**WRITTEN EXERCISE**
Find the lines holding the word "matplotlib" and collect them.

----------

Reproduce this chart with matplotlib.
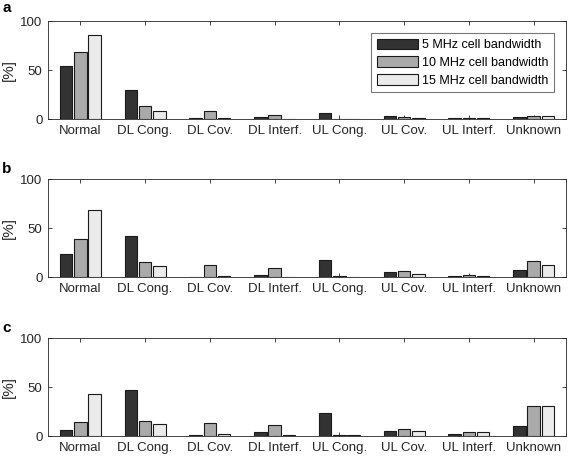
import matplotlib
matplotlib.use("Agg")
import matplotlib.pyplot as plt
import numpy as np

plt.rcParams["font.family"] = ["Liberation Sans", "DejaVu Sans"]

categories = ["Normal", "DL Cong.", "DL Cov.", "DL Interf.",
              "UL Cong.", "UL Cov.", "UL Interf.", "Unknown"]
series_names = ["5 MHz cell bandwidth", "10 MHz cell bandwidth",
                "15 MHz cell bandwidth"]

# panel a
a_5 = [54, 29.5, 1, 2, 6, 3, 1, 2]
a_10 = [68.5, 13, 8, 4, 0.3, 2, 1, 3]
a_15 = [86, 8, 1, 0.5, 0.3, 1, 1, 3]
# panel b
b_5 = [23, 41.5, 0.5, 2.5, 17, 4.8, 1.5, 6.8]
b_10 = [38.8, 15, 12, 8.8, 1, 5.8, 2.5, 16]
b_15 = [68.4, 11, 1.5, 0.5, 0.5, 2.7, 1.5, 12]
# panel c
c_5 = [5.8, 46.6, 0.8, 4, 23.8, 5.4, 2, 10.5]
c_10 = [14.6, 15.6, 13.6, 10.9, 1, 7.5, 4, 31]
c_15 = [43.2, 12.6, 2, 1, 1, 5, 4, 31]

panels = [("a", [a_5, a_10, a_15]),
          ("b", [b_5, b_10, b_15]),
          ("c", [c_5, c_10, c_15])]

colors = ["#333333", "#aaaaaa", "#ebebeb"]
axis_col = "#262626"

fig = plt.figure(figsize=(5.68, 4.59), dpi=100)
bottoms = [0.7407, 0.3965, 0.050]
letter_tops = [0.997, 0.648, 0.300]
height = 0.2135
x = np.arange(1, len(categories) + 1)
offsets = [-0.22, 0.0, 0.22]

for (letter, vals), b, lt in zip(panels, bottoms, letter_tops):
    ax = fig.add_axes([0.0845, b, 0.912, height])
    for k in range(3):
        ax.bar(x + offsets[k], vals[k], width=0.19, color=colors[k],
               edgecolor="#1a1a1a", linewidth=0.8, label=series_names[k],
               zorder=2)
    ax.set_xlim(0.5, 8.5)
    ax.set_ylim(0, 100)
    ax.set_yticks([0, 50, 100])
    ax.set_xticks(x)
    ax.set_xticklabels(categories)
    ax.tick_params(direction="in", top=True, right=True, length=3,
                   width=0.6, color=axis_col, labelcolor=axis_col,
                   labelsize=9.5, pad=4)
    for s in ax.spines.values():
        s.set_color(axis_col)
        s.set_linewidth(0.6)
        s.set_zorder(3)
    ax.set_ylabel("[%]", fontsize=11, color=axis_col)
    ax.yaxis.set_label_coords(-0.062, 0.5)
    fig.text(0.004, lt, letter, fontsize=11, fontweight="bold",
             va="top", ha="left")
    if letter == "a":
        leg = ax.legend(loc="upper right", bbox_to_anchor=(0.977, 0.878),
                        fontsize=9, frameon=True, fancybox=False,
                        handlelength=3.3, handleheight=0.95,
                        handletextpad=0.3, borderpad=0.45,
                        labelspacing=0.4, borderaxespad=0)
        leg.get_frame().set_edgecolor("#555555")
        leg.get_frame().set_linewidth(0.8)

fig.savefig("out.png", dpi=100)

----------

**OUTPUT FOR THIS TASK**
Reproduce this chart with matplotlib.
import matplotlib
matplotlib.use("Agg")
import matplotlib.pyplot as plt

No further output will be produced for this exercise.